[Start of Records to process]

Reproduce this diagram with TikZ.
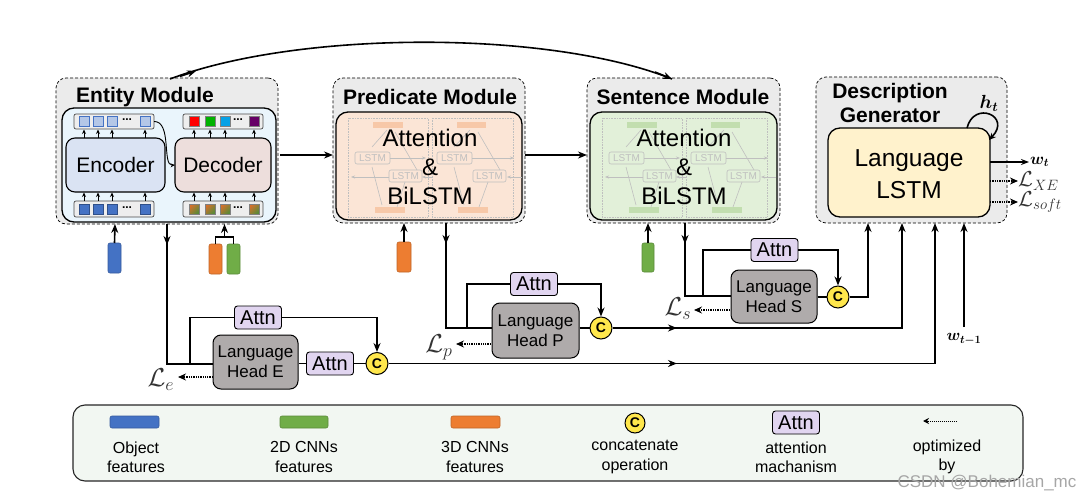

[End of Records to process]
[Start of Records to process]

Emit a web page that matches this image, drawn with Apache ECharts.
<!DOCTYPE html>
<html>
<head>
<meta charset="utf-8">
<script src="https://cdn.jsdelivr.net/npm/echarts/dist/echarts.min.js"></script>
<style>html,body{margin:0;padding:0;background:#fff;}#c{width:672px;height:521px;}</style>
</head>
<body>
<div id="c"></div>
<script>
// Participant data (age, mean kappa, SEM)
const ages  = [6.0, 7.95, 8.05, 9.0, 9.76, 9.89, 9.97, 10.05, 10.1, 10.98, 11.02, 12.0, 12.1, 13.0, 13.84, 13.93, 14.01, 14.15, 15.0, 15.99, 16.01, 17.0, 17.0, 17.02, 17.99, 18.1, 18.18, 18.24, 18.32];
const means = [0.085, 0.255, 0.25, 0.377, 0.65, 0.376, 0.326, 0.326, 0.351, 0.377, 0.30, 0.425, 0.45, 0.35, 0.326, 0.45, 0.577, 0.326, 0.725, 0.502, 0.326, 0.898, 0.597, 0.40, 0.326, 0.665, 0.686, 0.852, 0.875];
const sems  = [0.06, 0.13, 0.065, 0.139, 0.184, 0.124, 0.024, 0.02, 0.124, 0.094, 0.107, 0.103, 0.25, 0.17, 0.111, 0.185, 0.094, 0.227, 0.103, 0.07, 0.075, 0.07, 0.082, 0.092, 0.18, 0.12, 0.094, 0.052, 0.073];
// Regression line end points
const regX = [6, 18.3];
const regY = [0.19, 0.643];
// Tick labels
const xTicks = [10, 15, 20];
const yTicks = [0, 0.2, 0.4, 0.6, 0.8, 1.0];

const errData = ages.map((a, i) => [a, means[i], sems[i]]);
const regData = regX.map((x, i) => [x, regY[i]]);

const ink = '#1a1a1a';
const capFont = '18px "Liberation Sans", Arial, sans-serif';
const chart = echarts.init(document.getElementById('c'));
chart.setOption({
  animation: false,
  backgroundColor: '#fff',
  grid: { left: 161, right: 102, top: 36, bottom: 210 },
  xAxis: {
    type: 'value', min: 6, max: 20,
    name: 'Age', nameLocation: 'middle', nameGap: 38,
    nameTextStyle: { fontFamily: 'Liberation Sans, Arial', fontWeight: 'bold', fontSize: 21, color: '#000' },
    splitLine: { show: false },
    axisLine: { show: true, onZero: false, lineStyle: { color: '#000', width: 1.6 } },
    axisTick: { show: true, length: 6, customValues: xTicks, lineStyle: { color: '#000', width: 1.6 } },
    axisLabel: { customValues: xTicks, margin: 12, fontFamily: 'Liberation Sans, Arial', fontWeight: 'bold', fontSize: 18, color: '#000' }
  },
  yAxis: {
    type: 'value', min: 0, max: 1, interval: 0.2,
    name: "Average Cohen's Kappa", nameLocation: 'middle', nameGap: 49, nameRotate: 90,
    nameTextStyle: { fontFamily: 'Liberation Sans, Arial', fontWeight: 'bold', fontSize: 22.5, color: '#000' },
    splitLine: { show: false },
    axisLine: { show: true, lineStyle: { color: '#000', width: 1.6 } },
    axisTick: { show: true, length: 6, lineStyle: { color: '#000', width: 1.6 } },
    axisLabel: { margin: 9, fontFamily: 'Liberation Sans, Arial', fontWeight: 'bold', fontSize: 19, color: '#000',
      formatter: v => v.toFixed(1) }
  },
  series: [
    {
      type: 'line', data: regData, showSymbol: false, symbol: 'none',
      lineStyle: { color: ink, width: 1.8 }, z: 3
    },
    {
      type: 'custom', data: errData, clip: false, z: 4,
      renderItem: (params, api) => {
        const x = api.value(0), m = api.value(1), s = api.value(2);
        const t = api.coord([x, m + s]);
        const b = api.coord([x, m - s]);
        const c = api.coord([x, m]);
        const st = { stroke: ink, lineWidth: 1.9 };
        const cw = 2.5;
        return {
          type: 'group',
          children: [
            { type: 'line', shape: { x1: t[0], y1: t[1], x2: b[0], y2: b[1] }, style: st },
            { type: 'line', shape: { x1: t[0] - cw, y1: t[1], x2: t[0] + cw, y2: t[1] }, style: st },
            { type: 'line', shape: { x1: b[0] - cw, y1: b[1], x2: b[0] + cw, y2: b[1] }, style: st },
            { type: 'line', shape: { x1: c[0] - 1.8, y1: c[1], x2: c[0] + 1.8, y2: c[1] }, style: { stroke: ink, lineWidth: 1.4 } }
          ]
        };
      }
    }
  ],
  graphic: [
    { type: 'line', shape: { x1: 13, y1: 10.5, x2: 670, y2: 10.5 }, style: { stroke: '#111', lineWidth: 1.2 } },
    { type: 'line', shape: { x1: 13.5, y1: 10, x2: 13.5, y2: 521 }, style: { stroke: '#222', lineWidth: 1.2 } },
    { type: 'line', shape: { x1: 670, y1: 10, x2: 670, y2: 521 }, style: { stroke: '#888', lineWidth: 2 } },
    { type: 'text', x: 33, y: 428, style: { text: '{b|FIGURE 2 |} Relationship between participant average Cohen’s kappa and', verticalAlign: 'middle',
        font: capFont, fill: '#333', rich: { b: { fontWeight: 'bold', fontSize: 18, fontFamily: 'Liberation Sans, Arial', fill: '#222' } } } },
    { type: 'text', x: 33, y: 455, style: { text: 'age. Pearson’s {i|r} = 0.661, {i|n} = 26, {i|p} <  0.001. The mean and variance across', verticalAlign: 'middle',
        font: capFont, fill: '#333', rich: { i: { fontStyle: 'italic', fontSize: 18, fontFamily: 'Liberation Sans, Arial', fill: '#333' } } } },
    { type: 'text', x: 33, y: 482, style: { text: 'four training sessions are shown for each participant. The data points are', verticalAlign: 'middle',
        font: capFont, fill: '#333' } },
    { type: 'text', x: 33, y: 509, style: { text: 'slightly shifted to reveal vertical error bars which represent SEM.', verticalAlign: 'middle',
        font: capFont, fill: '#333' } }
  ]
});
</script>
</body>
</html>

[End of Records to process]

**Job**
Output exactly the lines running from the line containing "Emit a web page" through the line containing "const regData = regX.map((x, i)", and only those lines.

**Written reply**
Emit a web page that matches this image, drawn with Apache ECharts.
<!DOCTYPE html>
<html>
<head>
<meta charset="utf-8">
<script src="https://cdn.jsdelivr.net/npm/echarts/dist/echarts.min.js"></script>
<style>html,body{margin:0;padding:0;background:#fff;}#c{width:672px;height:521px;}</style>
</head>
<body>
<div id="c"></div>
<script>
// Participant data (age, mean kappa, SEM)
const ages  = [6.0, 7.95, 8.05, 9.0, 9.76, 9.89, 9.97, 10.05, 10.1, 10.98, 11.02, 12.0, 12.1, 13.0, 13.84, 13.93, 14.01, 14.15, 15.0, 15.99, 16.01, 17.0, 17.0, 17.02, 17.99, 18.1, 18.18, 18.24, 18.32];
const means = [0.085, 0.255, 0.25, 0.377, 0.65, 0.376, 0.326, 0.326, 0.351, 0.377, 0.30, 0.425, 0.45, 0.35, 0.326, 0.45, 0.577, 0.326, 0.725, 0.502, 0.326, 0.898, 0.597, 0.40, 0.326, 0.665, 0.686, 0.852, 0.875];
const sems  = [0.06, 0.13, 0.065, 0.139, 0.184, 0.124, 0.024, 0.02, 0.124, 0.094, 0.107, 0.103, 0.25, 0.17, 0.111, 0.185, 0.094, 0.227, 0.103, 0.07, 0.075, 0.07, 0.082, 0.092, 0.18, 0.12, 0.094, 0.052, 0.073];
// Regression line end points
const regX = [6, 18.3];
const regY = [0.19, 0.643];
// Tick labels
const xTicks = [10, 15, 20];
const yTicks = [0, 0.2, 0.4, 0.6, 0.8, 1.0];

const errData = ages.map((a, i) => [a, means[i], sems[i]]);
const regData = regX.map((x, i) => [x, regY[i]]);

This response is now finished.